¿Qué es lo que nosotros podemos imitar de Juan Pablo II? La cercana beatificación del Papa Wojtyla el próximo 1 de Mayo le hará ya, oficialmente, un modelo ejemplar de santidad para toda la Iglesia.
«El aspecto de la vida de Juan Pablo II que me parece más digno de ser imitado es su oración»: no lo dice cualquiera; lo dice una de las personas que pasó más tiempo junto a él a lo largo de toda su vida: el cardenal Stanislaw Dziwisz. El que fue durante más de cuarenta años secretario personal del Papa Wojtyla, primero como obispo y luego como el sucesor de Pedro, revela en las páginas de El santo que todos conocimos (Palabra), de los periodistas Darío Chimeno y José María Navalpotro, varias maneras de ese estar en Dios que el Papa transparentaba allí donde estuviera.
«No dividía su tiempo entre oración y trabajo, porque la oración le acompañaba siempre, hasta en las acciones más prosaicas. Muchas veces advertía que el Papa estaba rezando por las personas a las que había recibido, y les encomendaba a la divina Providencia. Lo hacía tan discretamente que solamente los que estábamos más cerca podíamos darnos cuenta, era algo extraordinario»: las palabras del cardenal Dziwisz dejan entrever una espiritualidad fuera de lo común, precisamente porque se alimentaba «de oraciones tradicionales, las sencillas fórmulas de la Iglesia: el rezo del Santo Rosario, el ejercicio del Vía Crucis; en él eran medios que le llevaban a la contemplación».
Ahora nos toca a nosotros
Este trato diario con Jesucristo no se improvisa. En el libro se cuenta cómo fue fiel a las oraciones de su infancia, en especial a una plegaria al Espíritu Santo que le enseñó su padre y que rezaba a menudo, y con la que se fue al cielo el 2 de abril de 2005; o cómo recordaba a menudo a sus colaboradores: «Acordaos de los apóstoles en el Huerto de los Olivos: ¿Ni siquiera habéis sido capaces de velar una hora conmigo?» También se revela que esta disposición interior se veía en cómo vivía y en cómo eligió vivir: en sus días de obispo de Cracovia, Juan Pablo II tenía sólo una gabardina y entregaba su sueldo a los estudiantes sin recursos; y de joven ayudó a salir adelante a judíos recién liberados de los campos de concentración nazis.
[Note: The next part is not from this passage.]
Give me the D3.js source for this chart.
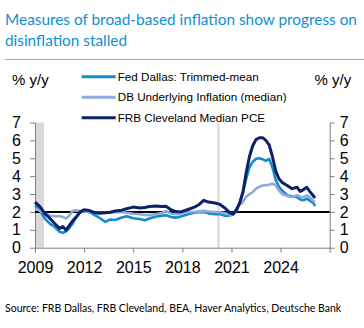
<!DOCTYPE html>
<html>
<head>
<meta charset="utf-8">
<script src="https://cdn.jsdelivr.net/npm/d3@7"></script>
<style>
  body { margin: 0; background: #fff; }
  svg { display: block; }
  .axis path, .axis line { stroke: #808080; stroke-width: 1; }
  .axis text { font-family: "Liberation Sans", Arial, sans-serif; font-size: 16px; fill: #000; }
</style>
</head>
<body>
<div id="chart"></div>
<script>
// decimal years, shared by all three series
const dates = [
  2009.0, 2009.3, 2009.6, 2009.9, 2010.2, 2010.5, 2010.7, 2010.9, 2011.1, 2011.3,
  2011.5, 2011.75, 2012.0, 2012.3, 2012.6, 2012.9, 2013.3, 2013.6, 2013.9, 2014.3,
  2014.6, 2015.0, 2015.4, 2015.7, 2016.0, 2016.4, 2016.7, 2017.0, 2017.3, 2017.6,
  2017.9, 2018.3, 2018.7, 2019.0, 2019.3, 2019.6, 2020.0, 2020.3, 2020.6, 2020.9,
  2021.1, 2021.3, 2021.5, 2021.7, 2021.9, 2022.1, 2022.3, 2022.5, 2022.7, 2022.9,
  2023.1, 2023.3, 2023.5, 2023.7, 2023.9, 2024.1, 2024.4, 2024.7, 2025.0, 2025.2,
  2025.4, 2025.6, 2025.8, 2026.0, 2026.1
];

const dallasTrimmed = [
  2.37, 2.09, 1.63, 1.35, 1.17, 0.89, 0.83, 0.92, 1.10, 1.35,
  1.70, 1.95, 2.08, 2.00, 1.85, 1.69, 1.44, 1.58, 1.55, 1.69,
  1.76, 1.65, 1.60, 1.54, 1.63, 1.74, 1.78, 1.82, 1.72, 1.68,
  1.75, 1.85, 1.95, 1.98, 2.00, 1.92, 1.87, 1.88, 1.78, 1.80,
  1.85, 2.05, 2.50, 3.10, 3.85, 4.50, 4.80, 4.97, 5.00, 4.95,
  4.85, 4.97, 4.50, 3.80, 3.40, 3.20, 2.93, 2.87, 2.83, 2.70,
  2.65, 2.74, 2.62, 2.50, 2.33
];

const dbUnderlying = [
  2.19, 2.06, 1.92, 1.80, 1.76, 1.76, 1.72, 1.63, 1.80, 2.06,
  2.09, 2.05, 2.02, 2.00, 1.97, 1.95, 1.95, 1.97, 1.98, 2.00,
  1.95, 1.90, 1.87, 1.83, 1.82, 1.88, 1.92, 2.05, 1.90, 1.87,
  1.93, 2.00, 2.00, 2.03, 2.06, 2.02, 2.00, 1.98, 1.93, 1.85,
  1.85, 2.20, 2.40, 2.56, 2.85, 3.00, 3.11, 3.30, 3.40, 3.48,
  3.50, 3.52, 3.58, 3.50, 3.20, 3.00, 2.89, 2.83, 2.93, 2.85,
  2.83, 2.93, 2.80, 2.60, 2.56
];

const clevelandMedian = [
  2.55, 2.30, 1.90, 1.65, 1.35, 1.08, 1.18, 0.98, 1.25, 1.50,
  1.70, 2.00, 2.12, 2.08, 1.98, 1.92, 1.95, 1.98, 2.05, 2.10,
  2.18, 2.27, 2.22, 2.25, 2.30, 2.33, 2.30, 2.32, 2.12, 2.02,
  2.00, 2.12, 2.25, 2.40, 2.65, 2.55, 2.50, 2.42, 2.22, 1.95,
  1.88, 2.10, 2.50, 3.10, 4.20, 5.10, 5.70, 6.05, 6.15, 6.15,
  6.00, 5.75, 5.10, 4.30, 3.85, 3.65, 3.48, 3.30, 3.38, 3.15,
  3.25, 3.38, 3.12, 2.90, 2.78
];

const seriesNames = ["Fed Dallas: Trimmed-mean", "DB Underlying Inflation (median)", "FRB Cleveland Median PCE"];
const seriesColors = ["#138bcc", "#8eaadc", "#0d2266"];
const seriesValues = [dallasTrimmed, dbUnderlying, clevelandMedian];

// recession shading, [start, end] in decimal years
const recessions = [[2009.0, 2009.55], [2020.14, 2020.27]];

const yearTicks = [2009, 2012, 2015, 2018, 2021, 2024, 2027];
const valueTicks = [0, 1, 2, 3, 4, 5, 6, 7];
const target = 2;

const W = 364, H = 328;
const svg = d3.select("#chart").append("svg").attr("width", W).attr("height", H);

// shrink or grow a text's font size until it spans the given width
function fitWidth(sel, width) {
  const node = sel.node();
  const fs = parseFloat(sel.attr("font-size"));
  const w = node.getComputedTextLength();
  sel.attr("font-size", (fs * width / w).toFixed(2));
}

// title
const titleFont = "Lato, 'Open Sans', sans-serif";
const t1 = svg.append("text").attr("x", 5).attr("y", 25)
  .attr("font-family", titleFont).attr("font-size", 15.5).attr("fill", "#0e8fd6")
  .text("Measures of broad-based inflation show progress on");
fitWidth(t1, 352);
svg.append("text").attr("x", 5).attr("y", 45.5)
  .attr("font-family", titleFont).attr("font-size", t1.attr("font-size")).attr("fill", "#0e8fd6")
  .text("disinflation stalled");

svg.append("line").attr("x1", 5).attr("x2", W).attr("y1", 59.5).attr("y2", 59.5)
  .attr("stroke", "#a6a6a6").attr("stroke-width", 1);

const x = d3.scaleLinear().domain([2009, 2027]).range([35, 329.7]);
const y = d3.scaleLinear().domain([0, 7]).range([247.7, 122.5]);

// shaded recessions
svg.append("g").selectAll("rect").data(recessions).join("rect")
  .attr("x", d => x(d[0]))
  .attr("width", d => x(d[1]) - x(d[0]))
  .attr("y", y(7))
  .attr("height", y(0) - y(7))
  .attr("fill", "#d9d9d9");

// axes
const xAxis = svg.append("g").attr("class", "axis")
  .attr("transform", `translate(0,${y(0)})`)
  .call(d3.axisBottom(x).tickValues(yearTicks).tickSize(5).tickSizeOuter(0).tickPadding(9)
    .tickFormat(d => d === 2027 ? "" : d3.format("d")(d)));

svg.append("g").attr("class", "axis y-axis")
  .attr("transform", `translate(${x(2009)},0)`)
  .call(d3.axisLeft(y).tickValues(valueTicks).tickFormat(d3.format("d"))
    .tickSize(5).tickSizeOuter(0).tickPadding(9));

svg.append("g").attr("class", "axis y-axis")
  .attr("transform", `translate(${x(2027)},0)`)
  .call(d3.axisRight(y).tickValues(valueTicks).tickFormat(d3.format("d"))
    .tickSize(5).tickSizeOuter(0).tickPadding(5));

// 2% line
svg.append("line")
  .attr("x1", x(2009)).attr("x2", x(2027))
  .attr("y1", y(target)).attr("y2", y(target))
  .attr("stroke", "#000").attr("stroke-width", 2);

const line = d3.line().x((d, i) => x(dates[i])).y(d => y(d));

svg.append("g").selectAll("path").data(seriesValues).join("path")
  .attr("d", line)
  .attr("fill", "none")
  .attr("stroke", (d, i) => seriesColors[i])
  .attr("stroke-width", (d, i) => i === 2 ? 3 : 2.6)
  .attr("stroke-linejoin", "round");

// unit labels
const units = svg.append("g")
  .attr("font-family", "Liberation Sans, Arial, sans-serif")
  .attr("font-size", 15);
units.append("text").attr("x", 12).attr("y", 85).text("% y/y");
units.append("text").attr("x", 314.5).attr("y", 85).text("% y/y");

// legend
const legend = svg.append("g")
  .attr("font-family", "Liberation Sans, Arial, sans-serif")
  .attr("font-size", 11.7)
  .selectAll("g").data(seriesNames).join("g")
  .attr("transform", (d, i) => `translate(0,${76.8 + i * 20.5})`);
legend.append("line")
  .attr("x1", 81.7).attr("x2", 115.7)
  .attr("stroke", (d, i) => seriesColors[i])
  .attr("stroke-width", 3);
legend.append("text").attr("x", 117.7).attr("y", 4).text(d => d);

// source
const src = svg.append("text")
  .attr("x", 5).attr("y", 311.5)
  .attr("font-family", titleFont)
  .attr("font-size", 11.4)
  .text("Source: FRB Dallas, FRB Cleveland, BEA, Haver Analytics, Deutsche Bank");
fitWidth(src, 336);
</script>
</body>
</html>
El postulador de su Causa de canonización, el padre Slawomir Oder, afirma de él que «no tenía doble vida; las razones últimas de su comportamiento están en su enraizamiento en Cristo. Era un hombre de Dios; su oración no era una oración común, sino mística». Pero era una mística ordinaria, la misma que veían sus alumnos en sus años de profesor, cuando iba a la capilla a rezar en los descansos y volvía de otra manera; o como la que mostraba en sus visitas pastorales a las parroquias de Cracovia y de Roma: antes de la celebración de la misa, no hablaba con nadie, permanecía recogido, preparándose para el encuentro con el Señor.
El mismo padre Oder destaca de él que «estaba lleno de vitalidad y de alegría de vivir». Cuando es elegido obispo auxiliar de Cracovia, pide permiso para volver a lo que estaba haciendo en el momento en que le comunicaron la noticia: volver al lago Mazuria a remar con sus amigos. Si algo destacaba en Juan Pablo II, era que estar más cerca de Dios le hacía estar más cerca de la gente, y si tenía que romper las normas lo hacía: en 1978, el protocolo de la elección de un nuevo Pontífice no recomendaba que éste se dirigiera a la multitud congregada en la plaza de San Pedro, pero el Papa Juan Pablo II se hizo fuerte: «El protocolo dirá lo que quiera, pero yo quiero hablar». ¿Qué habría sido del la Iglesia del final del siglo XX sin aquel ¡No tengáis miedo!?
Y es que ser santos también es un ejercicio de audacia. Una audacia como la que mostraron la hija del barrendero que se acercó un día al Vaticano a pedir al Papa que oficiara su matrimonio, como así fue; o la de aquel niño que se vistió de obispo porque pensaba que así podría estar más cerca del Papa.
Prólogo del libro, «Juan Pablo II quiso estar cerca de todos, para ayudarnos a ser felices conociendo y siguiendo a Jesucristo, ayudándonos a no tener miedo a ser santos, es decir, a vivir como Cristo nos enseñó». En eso estamos, ahora nos toca a nosotros.